Home-pijl

Het Trompettenstuk dat in je eerste vioolboek staat is een leuk stuk. Leopold Mozart heeft het geschreven. Toch zou de componist Leopold Mozart niet zo beroemd zijn als hij niet een ontzettend beroemde zoon had. 

Wolfgang Amadeus Mozart

Leopold Mozart werkte als violist, dirigent en componist in het orkest van de Aartsbisschop van Salzburg. Dat ligt in Oostenrijk. In 1756 werd zijn zoon Wolfgang Amadeus Mozart geboren. Hij zou later één van de beroemdste componisten van de wereld worden.

Grote zus

Wolfgang had een zus, die vier jaar ouder was. Zij heette Marianne. Als zij pianoles kreeg van haar vader Leopold, deed Wolfgang ook steeds mee. Daardoor merkte Leopold dat zijn zoon Wolfgang supermuzikaal was. Toen de kleine Wolfgang vijf jaar was schreef hij al zijn eerste muziekstuk. Wolfgang en Marianne kregen van hun vader niet alleen pianoles, maar ook vioolles en les in componeren.

Op reis

Toen Wolfgang zeven jaar was kon hij zó goed piano en viool spelen dat iedereen het bijzonder vond.

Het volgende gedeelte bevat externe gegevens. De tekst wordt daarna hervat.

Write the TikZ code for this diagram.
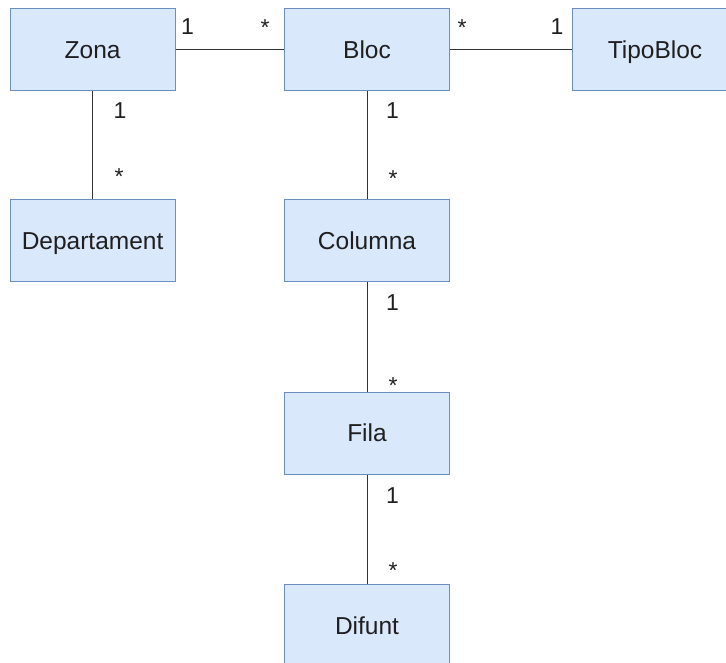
\documentclass[tikz,border=0pt]{standalone}
\usepackage{fontspec}
\setmainfont{Liberation Sans}
\definecolor{classfill}{HTML}{DAE8FC}
\definecolor{classline}{HTML}{6C8EBF}
\definecolor{linkline}{HTML}{333333}
\begin{document}
\begin{tikzpicture}[x=1pt,y=-1pt,
  classbox/.style={draw=classline, fill=classfill, line width=1pt,
    minimum width=165pt, minimum height=82pt, inner sep=0pt,
    text height=17.5pt, text depth=0pt,
    font=\fontsize{24.5}{28}\selectfont, text=black!88},
  link/.style={draw=linkline, line width=1pt},
  mult/.style={anchor=base, inner sep=0pt, font=\fontsize{23}{27}\selectfont, text=black!88}]
  \useasboundingbox (0,0) rectangle (726,663);

  % classes
  \node[classbox] (zona)    at (92.6,49.5)  {Zona};
  \node[classbox] (bloc)    at (367,49.5)   {Bloc};
  \node[classbox] (tipo)    at (655,49.5)   {TipoBloc};
  \node[classbox] (dept)    at (92.6,241)   {Departament};
  \node[classbox] (columna) at (367,241)    {Columna};
  \node[classbox] (fila)    at (367,433)    {Fila};
  \node[classbox] (difunt)  at (367,625.5)  {Difunt};

  % associations
  \draw[link] (zona) -- (bloc);
  \draw[link] (bloc) -- (tipo);
  \draw[link] (zona) -- (dept);
  \draw[link] (bloc) -- (columna);
  \draw[link] (columna) -- (fila);
  \draw[link] (fila) -- (difunt);

  % multiplicities
  \node[mult] (m1) at (187.5,35) {1};
  \node[mult] (m2) at (265,36)   {*};
  \node[mult] (m3) at (462,36)   {*};
  \node[mult] (m4) at (557,35)   {1};
  \node[mult] (m5) at (120,119)  {1};
  \node[mult] (m6) at (119,185)  {*};
  \node[mult] (m7) at (392.5,119) {1};
  \node[mult] (m8) at (393,187)  {*};
  \node[mult] (m9) at (392.5,311) {1};
  \node[mult] (m10) at (393,393) {*};
  \node[mult] (m11) at (392.5,503) {1};
  \node[mult] (m12) at (393,578) {*};
\end{tikzpicture}
\end{document}
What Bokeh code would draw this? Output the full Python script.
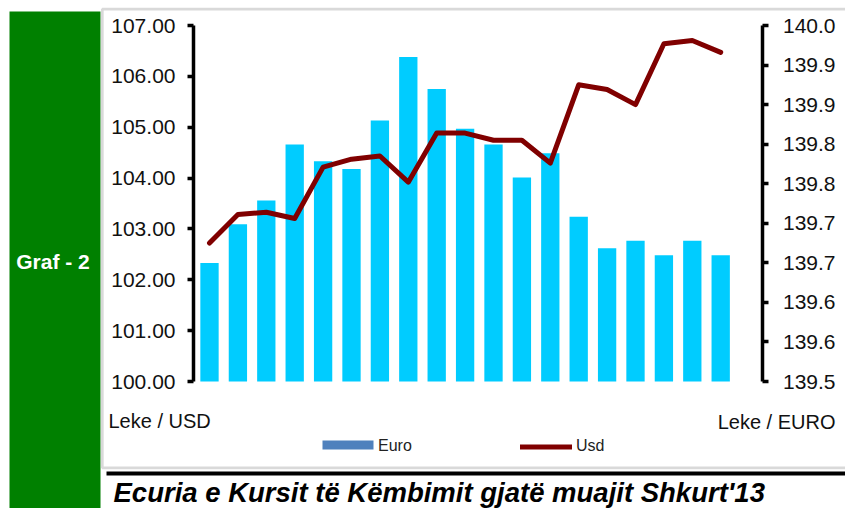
from bokeh.plotting import figure
from bokeh.models import (Range1d, LinearAxis, FixedTicker, PrintfTickFormatter, CDSView,
                          IndexFilter, Label, BoxAnnotation, Legend, LegendItem,
                          ColumnDataSource)
from bokeh.embed import file_html
from bokeh.resources import INLINE

# ---------------- data ----------------
day_index = list(range(19))
euro_bars = [102.33, 103.09, 103.56, 104.66, 104.33, 104.18, 105.13, 106.38, 105.75, 104.97,
             104.66, 104.01, 104.49, 103.24, 102.62, 102.77, 102.48, 102.77, 102.48]
usd_line = [139.725, 139.761, 139.764, 139.756, 139.821, 139.831, 139.835, 139.802, 139.864,
            139.864, 139.855, 139.855, 139.826, 139.925, 139.919, 139.900, 139.977, 139.981,
            139.966]
left_ticks = [100, 101, 102, 103, 104, 105, 106, 107]
right_ticks = [139.55, 139.6, 139.65, 139.7, 139.75, 139.8, 139.85, 139.9, 139.95, 140.0]
right_tick_labels = ["139.5", "139.6", "139.6", "139.7", "139.7",
                     "139.8", "139.8", "139.9", "139.9", "140.0"]
side_tag = "Graf - 2"
left_unit = "Leke / USD"
right_unit = "Leke / EURO"
legend_labels = ["Euro", "Usd"]
caption = "Ecuria e Kursit t\u00eb K\u00ebmbimit gjat\u00eb muajit Shkurt'13"

# ---------------- layout (pixels) ----------------
W, H = 845, 508
FIRST_BAR_PX = 209.0        # centre of first bar
STEP_PX = 28.4              # category step
AXIS_L_PX, AXIS_R_PX = 193.0, 761.5
TOP_PX, BOT_PX = 25.0, 381.0

BAR_COLOR = "#00CCFF"
LINE_COLOR = "#800000"
LEG_BAR_COLOR = "#4F81BD"
FONT = "Liberation Sans"
NARROW = "'Liberation Sans Narrow', 'Liberation Sans'"

x0 = -FIRST_BAR_PX / STEP_PX
x1 = (W - FIRST_BAR_PX) / STEP_PX


def y_span(lo, hi):
    per = (BOT_PX - TOP_PX) / (hi - lo)
    return Range1d(lo - (H - BOT_PX) / per, hi + TOP_PX / per)


src = ColumnDataSource(dict(x=day_index, bars=euro_bars, line=usd_line))

p = figure(width=W, height=H, x_range=Range1d(x0, x1), y_range=y_span(100, 107),
           x_axis_location=None, y_axis_location=None,
           toolbar_location=None, output_backend="svg",
           min_border=0, min_border_left=0, min_border_right=0,
           min_border_top=0, min_border_bottom=0)
p.outline_line_color = None
p.grid.visible = False
p.background_fill_color = "white"
p.border_fill_color = "white"
p.extra_y_ranges = {"eur": y_span(139.55, 140.0)}


def style_axis(ax, standoff):
    ax.axis_line_width = 3.5
    ax.axis_line_color = "black"
    ax.major_tick_line_width = 3.5
    ax.major_tick_line_color = "black"
    ax.major_tick_out = 6
    ax.major_tick_in = 0
    ax.minor_tick_line_color = None
    ax.major_label_text_font = FONT
    ax.major_label_text_font_size = "21px"
    ax.major_label_text_color = "#111111"
    ax.major_label_standoff = standoff


# decorations (screen units: x from left, y from bottom of the canvas)
def sy(ypx):
    return H - ypx


def box(left, right, top, bottom, **kw):
    return BoxAnnotation(left=left, right=right, top=sy(top), bottom=sy(bottom),
                         left_units="screen", right_units="screen",
                         top_units="screen", bottom_units="screen", **kw)


p.add_layout(box(9, 100, 11, H + 5, level="underlay", fill_color="#008000", fill_alpha=1.0,
                 line_color=None))
p.add_layout(box(101.8, W + 20, 8.7, 467.3, level="underlay", fill_alpha=0,
                 line_color="#D9D9D9", line_alpha=1.0, line_width=2.7))
p.add_layout(box(106, W + 20, 471, 475, fill_color="black", fill_alpha=1.0, line_color=None))

bars = p.vbar(x="x", top="bars", bottom=100, width=0.645, source=src,
              fill_color=BAR_COLOR, line_color=None)
line = p.line(x="x", y="line", source=src, y_range_name="eur", line_color=LINE_COLOR,
              line_width=5, line_join="round", line_cap="round")
# legend entry for the bar series (same data, nothing drawn in the plot)
bar_key = p.vbar(x="x", top="bars", bottom=100, width=0.645, source=src,
                 view=CDSView(filter=IndexFilter(indices=[])),
                 fill_color=LEG_BAR_COLOR, line_color=None)

left_ax = LinearAxis(ticker=FixedTicker(ticks=left_ticks),
                     formatter=PrintfTickFormatter(format="%.2f"),
                     fixed_location=x0 + AXIS_L_PX / STEP_PX, bounds=(100, 107))
style_axis(left_ax, 12)
p.add_layout(left_ax, "left")

right_ax = LinearAxis(y_range_name="eur", ticker=FixedTicker(ticks=right_ticks),
                      major_label_overrides={t: l for t, l in zip(right_ticks, right_tick_labels)},
                      fixed_location=x0 + AXIS_R_PX / STEP_PX, bounds=(139.55, 140.0))
style_axis(right_ax, 15)
p.add_layout(right_ax, "right")

leg_common = dict(orientation="horizontal", glyph_height=13, label_height=13,
                  padding=0, margin=0, spacing=0, border_line_color=None,
                  background_fill_alpha=0, label_text_font=NARROW,
                  label_text_font_size="16px", label_text_color="#222222")
leg1 = Legend(items=[LegendItem(label=legend_labels[0], renderers=[bar_key])],
              location=(316, 53), glyph_width=62, label_standoff=0, **leg_common)
leg2 = Legend(items=[LegendItem(label=legend_labels[1], renderers=[line])],
              location=(520, 53), glyph_width=52, label_standoff=4, **leg_common)
p.add_layout(leg1)
p.add_layout(leg2)
# swatch of the bar legend entry
p.add_layout(box(322, 373, 440, 449, fill_color=LEG_BAR_COLOR, fill_alpha=1.0,
                 line_color=None))

p.add_layout(Label(x=52.5, y=sy(261), x_units="screen", y_units="screen", text=side_tag,
                   text_align="center", text_baseline="middle", text_color="white",
                   text_font=FONT, text_font_style="bold", text_font_size="21px"))
p.add_layout(Label(x=108, y=sy(420), x_units="screen", y_units="screen", text=left_unit,
                   text_align="left", text_baseline="middle", text_color="#111111",
                   text_font=FONT, text_font_size="20px"))
p.add_layout(Label(x=835, y=sy(421), x_units="screen", y_units="screen", text=right_unit,
                   text_align="right", text_baseline="middle", text_color="#111111",
                   text_font=FONT, text_font_size="20px"))
p.add_layout(Label(x=113, y=sy(492), x_units="screen", y_units="screen", text=caption,
                   text_align="left", text_baseline="middle", text_color="black",
                   text_font=FONT, text_font_style="bold italic", text_font_size="27.5px"))

open("out.html", "w").write(file_html(p, INLINE))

De mensen noemden hem een wonderkind. Daarom besloot vader Leopold om met Wolfgang en Marianne een grote reis te maken door Europa.

Spelen bij de koning

Ze gingen bij allemaal koningen en andere vorsten concerten geven in hun kastelen. Dat was belangrijk omdat de koningen en hun familie de baas waren van alle orkesten, concertzalen en operahuizen. Zó kon de familie Mozart allemaal belangrijke mensen ontmoeten. Als ze van de ene stad naar de andere gingen, moesten Wolfgang en zijn zus huiswerk maken in de koets. Dat zal wel lastig geweest zijn met al dat gehobbel! 
Meer dan drie jaar waren ze onderweg. Dat zal hun moeder niet leuk gevonden hebben.

Mozart in Wenen

Toen Wolfgang Amadeus Mozart volwassen was ging hij in Wenen wonen. Hij was toen een beroemde componist geworden. Toch was zijn vader niet tevreden. Hij vond dat Wolfgang niet serieus genoeg was. Wolfgang vond het leuk om vaak naar het cafe te gaan en hij hield van kegelen en biljarten. 
Wolfgang snapte niet waar zijn vader zich druk over maakte. Hij vond componeren zo gemakkelijk dat hij er niet eens bij na hoefde te denken. Dan kon hij ondertussen ook wel kegelen!

Misschien had Wolfgang wel gelijk. Hij heeft in ieder geval ontzettend veel mooie muziek geschreven. Wel 41 symfonieen en 20 opera’s. In deel 2 van je vioolboek staat een mooi stuk van hem: het Lentelied.